California’s production is among the highest, second to only Colorado and Texas in 2019. It’s seen a steady decline since 2008, though.

plot_state_production("WA")

Washington has significantly smaller production, ranking 20th of all states. However, its spread is far different; production of kegs/barrels and on-prem is far higher. Even compared to Arizona, which is only just slightly behind Washington’s production, it has a higher percentage of non-bottle/can production in 2019:

plot_state_production("AZ")

However, in Arizona’s case, it looks like it’s because of a huge spike in bottle/can production in the past year – I wonder if this is because a major brand opened up a brewery in Arizona that caused this spike or scaled up production of a formerly craft beer-focused operation?

plot_state_production("NJ")

New Jersey has seen a huge slide in production since 2008! I wonder why: is this because operations are moving to other locations that might have lower operating costs (New Jersey is close to New York and perhaps land and labor costs are going up?) and a general trend of moving manufacturing away from the tri-state area, or decreased interest in that region?

plot_state_production("WV")

On the total opposite end of the spectrum, West Virginia produces some of the smallest quantities of beer of any state (second only to North Dakota). Most of its production is for on-prem consumption and in kegs/barrels. It’s also seen a huge climb since 2014-2015; I wonder if there was some event around then? We see a similar spike for North Dakota around the same time.

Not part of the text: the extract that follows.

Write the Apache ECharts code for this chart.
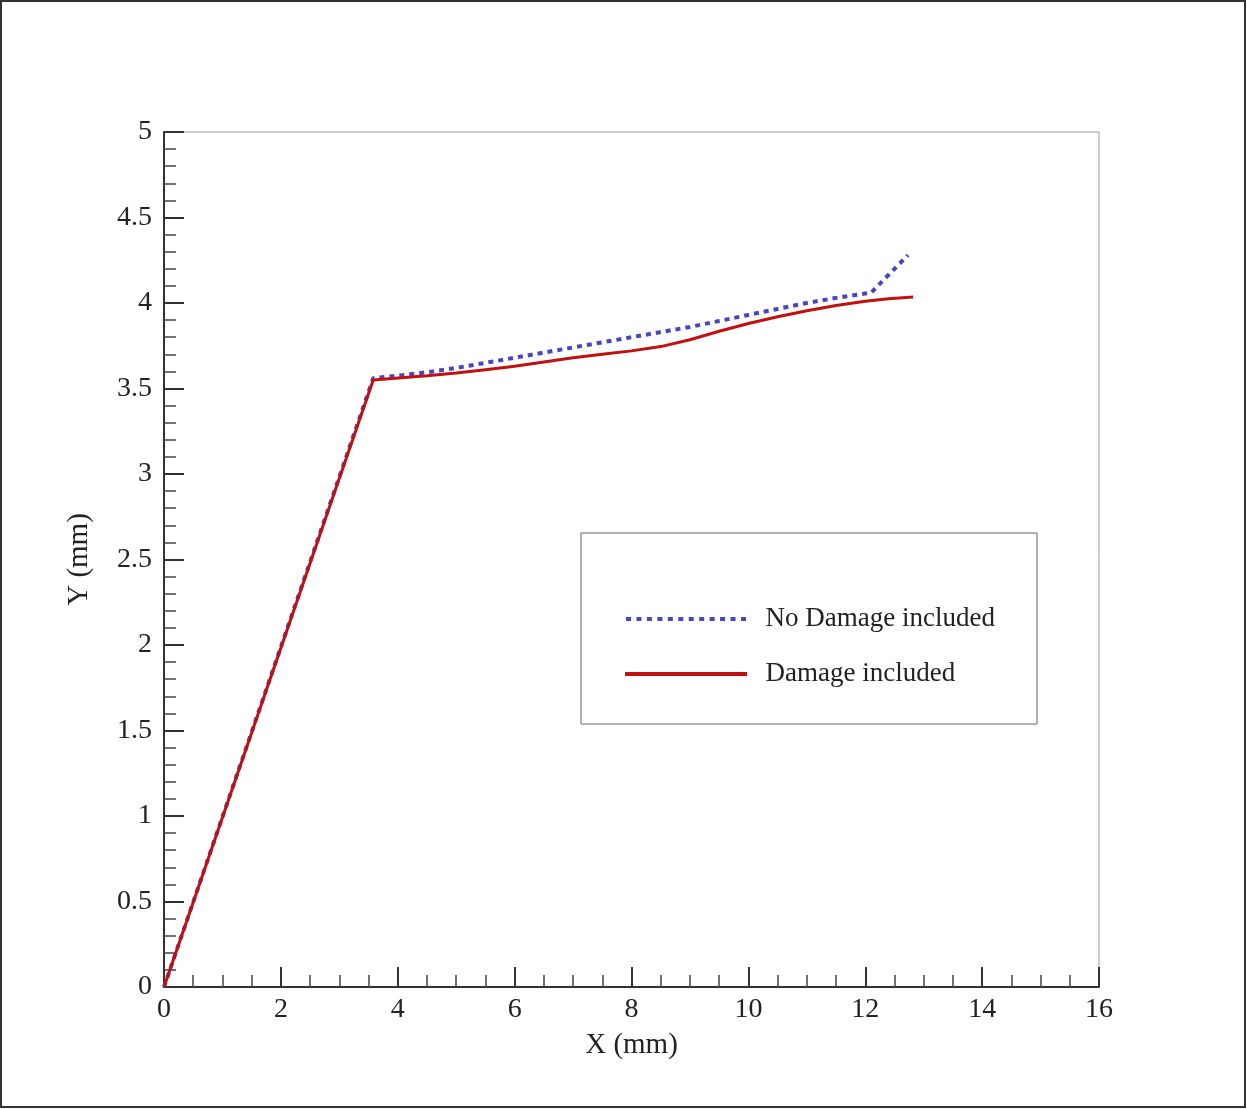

There’s still so much more to dive into, including the brewing_materials dataset and trying out tidymodels on beer_taxed. I’ll definitely be revisiting this dataset to see what else we might be able to find! So far, I’ve been most surprised to see spikes in bottled/canned beer production in Arizona and other statewide trends. I’m also surprised that beer sales in general have dipped in recent summer months, and especially around Jan/Feb which seem like prime beer months with the Superbowl. I wonder if other alcoholic beverages like Whiteclaw are now cannibalizing some of the sales in recent years? In any case, this was really fun as a refresher to dive back into doing EDA!